Simon de Montfort made his dispositions for battle. His army was small, numbering perhaps a little in excess of four thousand men. The center was given to the command of Gilbert of Gloucester with two veteran campaigners to assist him, William of Montchesni and John Fitzjohn. The right wing was entrusted to Simon’s two sons, Henry and Guy, assisted by John de Burgh and Humphrey de Bohun. The left wing was made up of a small body of knights under Nicholas de Segrave and the citizen bands from London, who were lightly armed and lacking in military experience. Little was expected
of the left. They were to advance down a ridge on the east with the Ouse immediately beneath them, and so constitute a threat to the royalist right without coming into close contact. A considerable reserve was assembled on the high ground near Black Cap, and here Earl Simon set up his standard, placing it above the four-wheeled chariot so that the impression might be maintained that he himself was stationed there like Moses directing the battle of Rephidim with uplifted arms from afar.

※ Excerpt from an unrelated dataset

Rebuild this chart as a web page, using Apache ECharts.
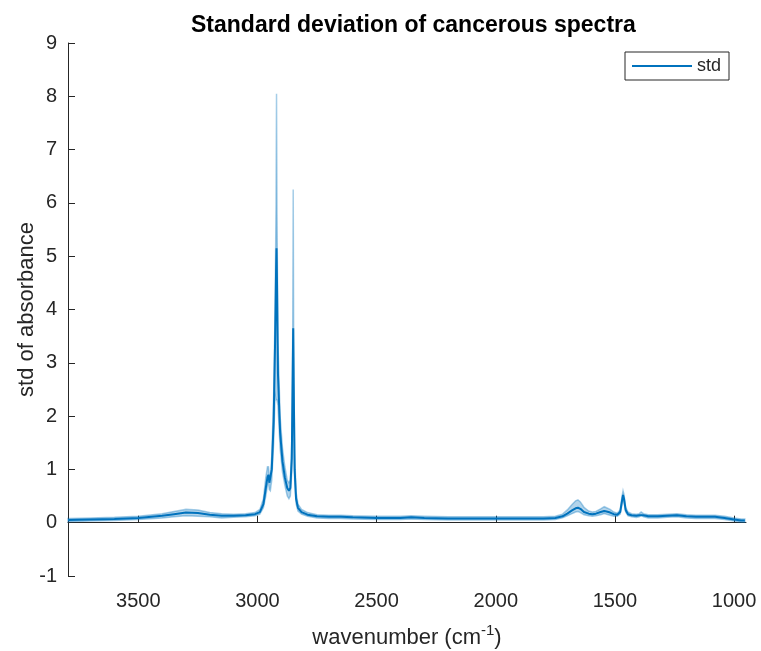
<!DOCTYPE html>
<html>
<head>
<meta charset="utf-8">
<script src="https://cdn.jsdelivr.net/npm/echarts@6/dist/echarts.min.js"></script>
<style>html,body{margin:0;padding:0;background:#fff}#c{width:761px;height:651px}</style>
</head>
<body>
<div id="c"></div>
<script>
// Wavenumbers (cm^-1)
var wavenumbers = [3795,3700,3600,3500,3400,3350,3300,3250,3200,3150,3100,3050,3010,2990,2975,2965,2958,2954,2950,2946,2940,2932,2926,2922,2920,2918,2914,2905,2895,2885,2875,2868,2862,2856,2852,2850,2848,2844,2838,2830,2815,2790,2750,2700,2650,2600,2500,2400,2355,2300,2200,2100,2000,1900,1800,1750,1720,1700,1680,1665,1655,1645,1630,1610,1595,1580,1560,1545,1535,1520,1505,1490,1478,1470,1466,1462,1455,1445,1430,1410,1398,1390,1380,1360,1320,1280,1240,1200,1160,1120,1080,1040,1000,970,955];
// std line
var stdValues = [0.05,0.06,0.07,0.09,0.13,0.16,0.19,0.18,0.15,0.13,0.13,0.14,0.16,0.20,0.35,0.65,0.85,0.90,0.75,0.72,1.00,1.90,3.40,4.70,5.15,4.50,2.80,1.70,1.15,0.85,0.65,0.60,0.65,1.20,2.80,3.65,2.60,1.00,0.45,0.28,0.20,0.15,0.12,0.11,0.11,0.10,0.09,0.09,0.10,0.09,0.08,0.08,0.08,0.08,0.08,0.09,0.12,0.17,0.23,0.27,0.28,0.26,0.20,0.17,0.16,0.17,0.20,0.22,0.21,0.19,0.16,0.15,0.20,0.42,0.52,0.45,0.24,0.16,0.14,0.13,0.14,0.17,0.14,0.12,0.12,0.13,0.14,0.12,0.11,0.11,0.11,0.09,0.06,0.04,0.04];
// shaded band upper edge
var bandUpper = [0.08,0.09,0.10,0.12,0.17,0.21,0.25,0.24,0.19,0.17,0.16,0.17,0.19,0.25,0.45,0.85,1.05,1.05,0.88,0.85,1.25,2.40,4.00,6.00,8.05,5.80,3.40,2.00,1.40,1.05,0.80,0.75,0.80,1.50,3.60,6.25,3.40,1.30,0.58,0.35,0.25,0.19,0.15,0.14,0.14,0.13,0.12,0.12,0.13,0.12,0.11,0.11,0.11,0.11,0.11,0.12,0.16,0.24,0.34,0.41,0.43,0.39,0.29,0.22,0.20,0.21,0.26,0.30,0.28,0.25,0.20,0.18,0.24,0.50,0.60,0.53,0.29,0.20,0.17,0.16,0.17,0.20,0.17,0.15,0.15,0.16,0.17,0.15,0.14,0.14,0.14,0.12,0.09,0.07,0.07];
// shaded band lower edge
var bandLower = [0.02,0.03,0.04,0.06,0.09,0.11,0.13,0.12,0.11,0.09,0.10,0.11,0.13,0.16,0.28,0.50,0.70,0.75,0.62,0.60,0.80,1.50,2.40,2.30,2.30,2.30,2.20,1.40,0.95,0.70,0.50,0.45,0.50,0.95,2.10,2.00,1.90,0.80,0.36,0.22,0.16,0.12,0.09,0.08,0.08,0.07,0.06,0.06,0.07,0.06,0.05,0.05,0.05,0.05,0.05,0.06,0.09,0.13,0.17,0.20,0.21,0.19,0.15,0.13,0.12,0.13,0.15,0.17,0.16,0.14,0.12,0.12,0.16,0.35,0.46,0.39,0.20,0.13,0.11,0.10,0.11,0.14,0.11,0.09,0.09,0.10,0.11,0.09,0.08,0.08,0.08,0.06,0.03,0.01,0.01];
var xTicks = [1000,1500,2000,2500,3000,3500];

var FONT = 'Liberation Sans, Arial, Helvetica, sans-serif';
var TXT = '#262626';

var lineData = wavenumbers.map(function (w, i) { return [w, stdValues[i]]; });
var bandData = wavenumbers.map(function (w, i) { return [w, bandLower[i], bandUpper[i]]; });

var chart = echarts.init(document.getElementById('c'), null, { renderer: 'canvas' });
chart.setOption({
  animation: false,
  backgroundColor: '#fff',
  title: {
    text: 'Standard deviation of cancerous spectra',
    left: 186, top: 9,
    textStyle: { fontFamily: FONT, fontSize: 23, fontWeight: 'bold', color: '#000' }
  },
  legend: {
    data: [{ name: 'std', icon: 'rect', itemStyle: { color: '#0072BD' } }],
    left: 625, top: 52,
    padding: [5, 8, 5, 7],
    itemWidth: 60, itemHeight: 2, itemGap: 5,
    backgroundColor: '#fff',
    borderColor: TXT, borderWidth: 1,
    textStyle: { fontFamily: FONT, fontSize: 18, color: TXT, padding: [0, 0, 0, 0] }
  },
  grid: { left: 68, right: 15, top: 43, bottom: 75, containLabel: false, outerBoundsMode: 'none' },
  xAxis: {
    type: 'value', inverse: true, min: 950, max: 3795,
    name: '{a|wavenumber (cm}{s|-1}{a|)}',
    nameLocation: 'middle', nameGap: 47, nameMoveOverlap: false,
    nameTextStyle: {
      rich: {
        a: { fontFamily: FONT, fontSize: 22, color: TXT, lineHeight: 26, verticalAlign: 'bottom' },
        s: { fontFamily: FONT, fontSize: 15, color: TXT, lineHeight: 26, verticalAlign: 'top', padding: [0, 0, 10, 0] }
      }
    },
    axisLine: { show: true, lineStyle: { color: TXT, width: 1 } },
    axisTick: { show: true, inside: true, length: 7, lineStyle: { color: TXT }, customValues: xTicks },
    axisLabel: { fontFamily: FONT, fontSize: 20, color: TXT, margin: 15, customValues: xTicks, formatter: function (v) { return String(v); } },
    splitLine: { show: false }
  },
  yAxis: {
    type: 'value', min: -1, max: 9, interval: 1,
    name: 'std of absorbance', nameLocation: 'middle', nameGap: 30, nameMoveOverlap: false,
    nameTextStyle: { fontFamily: FONT, fontSize: 22, color: TXT },
    axisLine: { show: true, lineStyle: { color: TXT, width: 1 } },
    axisTick: { show: true, inside: true, length: 7, lineStyle: { color: TXT } },
    axisLabel: { fontFamily: FONT, fontSize: 20, color: TXT, margin: 11 },
    splitLine: { show: false }
  },
  series: [
    {
      name: 'band', type: 'custom', silent: true, z: 1,
      data: [0],
      renderItem: function (params, api) {
        var up = [], lo = [];
        for (var i = 0; i < bandData.length; i++) {
          up.push(api.coord([bandData[i][0], bandData[i][2]]));
          lo.push(api.coord([bandData[i][0], bandData[i][1]]));
        }
        var pts = up.concat(lo.slice().reverse());
        return {
          type: 'group',
          children: [
            { type: 'polygon', shape: { points: pts }, style: { fill: 'rgba(0,114,189,0.30)', stroke: 'rgba(0,114,189,0.35)', lineWidth: 1.5 } }
          ]
        };
      }
    },
    {
      name: 'std', type: 'line', data: lineData, showSymbol: false, symbol: 'none', z: 3,
      lineStyle: { color: '#0072BD', width: 2 }, itemStyle: { color: '#0072BD' }
    }
  ]
});
</script>
</body>
</html>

It had been overconfidence which had led the royal leaders to post a single sentry near Black Cap (he was sound asleep in the bushes) instead of occupying the roads up to the Downs. They were sure Simon de Montfort was still suffering from his injuries, a leader so downcast by the sweep of the King’s army and so conscious of his meager strength that he had gone on the defensive by taking shelter in the Weald. They expected him to play the part of a Willikin on a much larger scale, using the Weald as a base from which to harry the royal army. It had never entered their heads, clearly, that he would have the magnificent audacity to lead his men up the steep escarpment and offer battle in the open.